## start Given material
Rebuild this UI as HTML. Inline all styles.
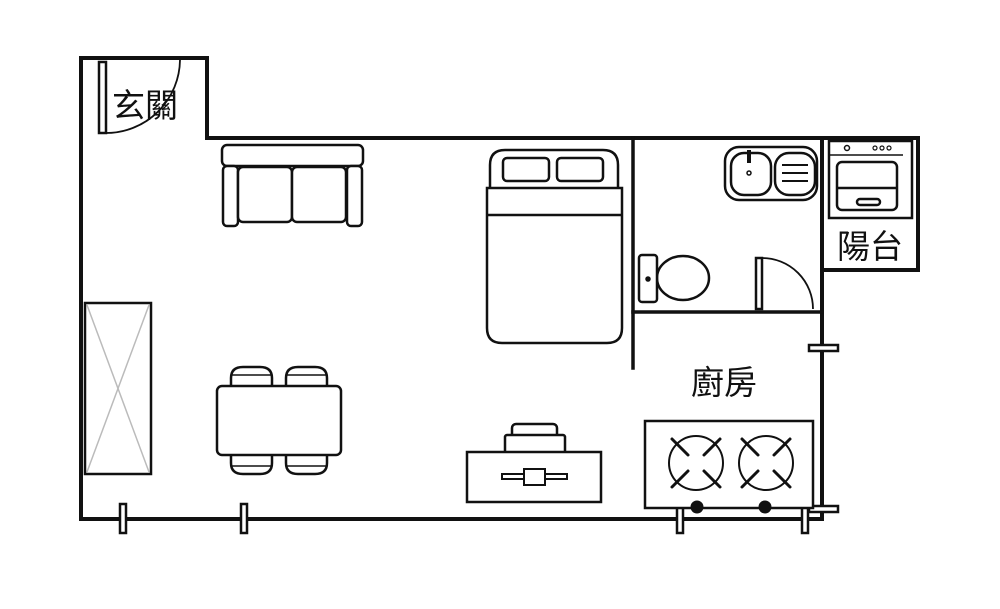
<!DOCTYPE html>
<html><head><meta charset="utf-8"><style>
html,body{margin:0;padding:0;background:#fff;width:1000px;height:609px;overflow:hidden}
text{font-family:"Liberation Sans","Noto Sans CJK TC",sans-serif;font-size:33px;fill:#111}
</style></head><body>
<svg width="1000" height="609" viewBox="0 0 1000 609" xmlns="http://www.w3.org/2000/svg">
<g fill="none" stroke="#111" stroke-width="4" stroke-linecap="square">
<polyline points="81,519 81,58 207,58 207,138 918,138 918,270 822,270"/>
<line x1="81" y1="519" x2="822" y2="519"/>
<line x1="822" y1="138" x2="822" y2="519"/>
<line x1="633" y1="138" x2="633" y2="368" stroke-width="3.5"/>
<line x1="633" y1="312" x2="822" y2="312" stroke-width="3.5"/>
</g>
<g fill="#fff" stroke="#111" stroke-width="2.5">
<rect x="120" y="504" width="6" height="29"/>
<rect x="241" y="504" width="6" height="29"/>
<rect x="677" y="504" width="6" height="29"/>
<rect x="802" y="504" width="6" height="29"/>
<rect x="809" y="345" width="29" height="6"/>
<rect x="809" y="506" width="29" height="6"/>
<rect x="99" y="62" width="7" height="71"/>
<path d="M106,133 A74,74 0 0 0 180,60" fill="none" stroke-width="1.8"/>
<rect x="222" y="145" width="141" height="21" rx="5"/>
<rect x="223" y="166" width="15" height="60" rx="4"/>
<rect x="347" y="166" width="15" height="60" rx="4"/>
<rect x="238" y="167" width="54" height="55" rx="5"/>
<rect x="292" y="167" width="54" height="55" rx="5"/>
<path d="M490,188 V165 Q490,150 505,150 H603 Q618,150 618,165 V188"/>
<rect x="503" y="158" width="46" height="23" rx="4"/>
<rect x="557" y="158" width="46" height="23" rx="4"/>
<path d="M487,188 H622 V328 Q622,343 607,343 H502 Q487,343 487,328 Z"/>
<line x1="487" y1="215" x2="622" y2="215"/>
<rect x="725" y="147" width="92" height="53" rx="14"/>
<rect x="731" y="153" width="40" height="42" rx="13"/>
<rect x="775" y="153" width="40" height="42" rx="14"/>
<line x1="749" y1="150" x2="749" y2="163" stroke-width="4"/>
<circle cx="749" cy="173" r="2" stroke-width="1.5"/>
<line x1="782" y1="165" x2="808" y2="165" stroke-width="2"/>
<line x1="782" y1="173" x2="808" y2="173" stroke-width="2"/>
<line x1="782" y1="181" x2="808" y2="181" stroke-width="2"/>
<ellipse cx="683" cy="278" rx="26" ry="22"/>
<rect x="639" y="255" width="18" height="47" rx="3"/>
<circle cx="648" cy="279" r="1.5" fill="#111"/>
<rect x="756" y="258" width="6" height="51"/>
<path d="M762,258 A51,51 0 0 1 813,309" fill="none" stroke-width="1.8"/>
<rect x="829" y="141" width="83" height="77"/>
<line x1="829" y1="155" x2="903" y2="155" stroke-width="1.5"/>
<circle cx="847" cy="148" r="2.5" stroke-width="1.5"/>
<circle cx="875" cy="148" r="2" stroke-width="1.2"/>
<circle cx="882" cy="148" r="2" stroke-width="1.2"/>
<circle cx="889" cy="148" r="2" stroke-width="1.2"/>
<rect x="837" y="162" width="60" height="48" rx="5"/>
<line x1="837" y1="188" x2="897" y2="188"/>
<rect x="857" y="199" width="23" height="6" rx="3"/>
<rect x="85" y="303" width="66" height="171"/>
<line x1="87" y1="305" x2="149" y2="472" stroke="#bbb" stroke-width="1.5"/>
<line x1="149" y1="305" x2="87" y2="472" stroke="#bbb" stroke-width="1.5"/>
<path d="M231,386 V378 Q231,367 243,367 H260 Q272,367 272,378 V386"/>
<path d="M286,386 V378 Q286,367 298,367 H315 Q327,367 327,378 V386"/>
<path d="M231,455 V463 Q231,474 243,474 H260 Q272,474 272,463 V455"/>
<path d="M286,455 V463 Q286,474 298,474 H315 Q327,474 327,463 V455"/>
<line x1="232" y1="375" x2="271" y2="375" stroke-width="1.5"/>
<line x1="287" y1="375" x2="326" y2="375" stroke-width="1.5"/>
<line x1="232" y1="466" x2="271" y2="466" stroke-width="1.5"/>
<line x1="287" y1="466" x2="326" y2="466" stroke-width="1.5"/>
<rect x="217" y="386" width="124" height="69" rx="5"/>
<rect x="512" y="424" width="45" height="14" rx="4"/>
<rect x="505" y="435" width="60" height="18" rx="2"/>
<rect x="467" y="452" width="134" height="50"/>
<rect x="502" y="474" width="65" height="5" stroke-width="2"/>
<rect x="524" y="469" width="21" height="16" stroke-width="2"/>
<rect x="645" y="421" width="168" height="87"/>
<circle cx="696" cy="463" r="27" stroke-width="2"/>
<circle cx="766" cy="463" r="27" stroke-width="2"/>
</g>
<g stroke="#111" stroke-width="3" stroke-linecap="round">
<line x1="672" y1="439" x2="688" y2="455"/><line x1="704" y1="455" x2="720" y2="439"/>
<line x1="672" y1="487" x2="688" y2="471"/><line x1="704" y1="471" x2="720" y2="487"/>
<line x1="742" y1="439" x2="758" y2="455"/><line x1="774" y1="455" x2="790" y2="439"/>
<line x1="742" y1="487" x2="758" y2="471"/><line x1="774" y1="471" x2="790" y2="487"/>
</g>
<circle cx="697" cy="507" r="6.5" fill="#111"/>
<circle cx="765" cy="507" r="6.5" fill="#111"/>
<text x="112" y="117">玄關</text>
<text x="837" y="258">陽台</text>
<text x="691" y="394">廚房</text>
</svg>
</body></html>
## end Given material
Make an exact copy of the whole listing, but don't bring over any pictures.

Task response:
Rebuild this UI as HTML. Inline all styles.
<!DOCTYPE html>
<html><head><meta charset="utf-8"><style>
html,body{margin:0;padding:0;background:#fff;width:1000px;height:609px;overflow:hidden}
text{font-family:"Liberation Sans","Noto Sans CJK TC",sans-serif;font-size:33px;fill:#111}
</style></head><body>
<svg width="1000" height="609" viewBox="0 0 1000 609" xmlns="http://www.w3.org/2000/svg">
<g fill="none" stroke="#111" stroke-width="4" stroke-linecap="square">
<polyline points="81,519 81,58 207,58 207,138 918,138 918,270 822,270"/>
<line x1="81" y1="519" x2="822" y2="519"/>
<line x1="822" y1="138" x2="822" y2="519"/>
<line x1="633" y1="138" x2="633" y2="368" stroke-width="3.5"/>
<line x1="633" y1="312" x2="822" y2="312" stroke-width="3.5"/>
</g>
<g fill="#fff" stroke="#111" stroke-width="2.5">
<rect x="120" y="504" width="6" height="29"/>
<rect x="241" y="504" width="6" height="29"/>
<rect x="677" y="504" width="6" height="29"/>
<rect x="802" y="504" width="6" height="29"/>
<rect x="809" y="345" width="29" height="6"/>
<rect x="809" y="506" width="29" height="6"/>
<rect x="99" y="62" width="7" height="71"/>
<path d="M106,133 A74,74 0 0 0 180,60" fill="none" stroke-width="1.8"/>
<rect x="222" y="145" width="141" height="21" rx="5"/>
<rect x="223" y="166" width="15" height="60" rx="4"/>
<rect x="347" y="166" width="15" height="60" rx="4"/>
<rect x="238" y="167" width="54" height="55" rx="5"/>
<rect x="292" y="167" width="54" height="55" rx="5"/>
<path d="M490,188 V165 Q490,150 505,150 H603 Q618,150 618,165 V188"/>
<rect x="503" y="158" width="46" height="23" rx="4"/>
<rect x="557" y="158" width="46" height="23" rx="4"/>
<path d="M487,188 H622 V328 Q622,343 607,343 H502 Q487,343 487,328 Z"/>
<line x1="487" y1="215" x2="622" y2="215"/>
<rect x="725" y="147" width="92" height="53" rx="14"/>
<rect x="731" y="153" width="40" height="42" rx="13"/>
<rect x="775" y="153" width="40" height="42" rx="14"/>
<line x1="749" y1="150" x2="749" y2="163" stroke-width="4"/>
<circle cx="749" cy="173" r="2" stroke-width="1.5"/>
<line x1="782" y1="165" x2="808" y2="165" stroke-width="2"/>
<line x1="782" y1="173" x2="808" y2="173" stroke-width="2"/>
<line x1="782" y1="181" x2="808" y2="181" stroke-width="2"/>
<ellipse cx="683" cy="278" rx="26" ry="22"/>
<rect x="639" y="255" width="18" height="47" rx="3"/>
<circle cx="648" cy="279" r="1.5" fill="#111"/>
<rect x="756" y="258" width="6" height="51"/>
<path d="M762,258 A51,51 0 0 1 813,309" fill="none" stroke-width="1.8"/>
<rect x="829" y="141" width="83" height="77"/>
<line x1="829" y1="155" x2="903" y2="155" stroke-width="1.5"/>
<circle cx="847" cy="148" r="2.5" stroke-width="1.5"/>
<circle cx="875" cy="148" r="2" stroke-width="1.2"/>
<circle cx="882" cy="148" r="2" stroke-width="1.2"/>
<circle cx="889" cy="148" r="2" stroke-width="1.2"/>
<rect x="837" y="162" width="60" height="48" rx="5"/>
<line x1="837" y1="188" x2="897" y2="188"/>
<rect x="857" y="199" width="23" height="6" rx="3"/>
<rect x="85" y="303" width="66" height="171"/>
<line x1="87" y1="305" x2="149" y2="472" stroke="#bbb" stroke-width="1.5"/>
<line x1="149" y1="305" x2="87" y2="472" stroke="#bbb" stroke-width="1.5"/>
<path d="M231,386 V378 Q231,367 243,367 H260 Q272,367 272,378 V386"/>
<path d="M286,386 V378 Q286,367 298,367 H315 Q327,367 327,378 V386"/>
<path d="M231,455 V463 Q231,474 243,474 H260 Q272,474 272,463 V455"/>
<path d="M286,455 V463 Q286,474 298,474 H315 Q327,474 327,463 V455"/>
<line x1="232" y1="375" x2="271" y2="375" stroke-width="1.5"/>
<line x1="287" y1="375" x2="326" y2="375" stroke-width="1.5"/>
<line x1="232" y1="466" x2="271" y2="466" stroke-width="1.5"/>
<line x1="287" y1="466" x2="326" y2="466" stroke-width="1.5"/>
<rect x="217" y="386" width="124" height="69" rx="5"/>
<rect x="512" y="424" width="45" height="14" rx="4"/>
<rect x="505" y="435" width="60" height="18" rx="2"/>
<rect x="467" y="452" width="134" height="50"/>
<rect x="502" y="474" width="65" height="5" stroke-width="2"/>
<rect x="524" y="469" width="21" height="16" stroke-width="2"/>
<rect x="645" y="421" width="168" height="87"/>
<circle cx="696" cy="463" r="27" stroke-width="2"/>
<circle cx="766" cy="463" r="27" stroke-width="2"/>
</g>
<g stroke="#111" stroke-width="3" stroke-linecap="round">
<line x1="672" y1="439" x2="688" y2="455"/><line x1="704" y1="455" x2="720" y2="439"/>
<line x1="672" y1="487" x2="688" y2="471"/><line x1="704" y1="471" x2="720" y2="487"/>
<line x1="742" y1="439" x2="758" y2="455"/><line x1="774" y1="455" x2="790" y2="439"/>
<line x1="742" y1="487" x2="758" y2="471"/><line x1="774" y1="471" x2="790" y2="487"/>
</g>
<circle cx="697" cy="507" r="6.5" fill="#111"/>
<circle cx="765" cy="507" r="6.5" fill="#111"/>
<text x="112" y="117">玄關</text>
<text x="837" y="258">陽台</text>
<text x="691" y="394">廚房</text>
</svg>
</body></html>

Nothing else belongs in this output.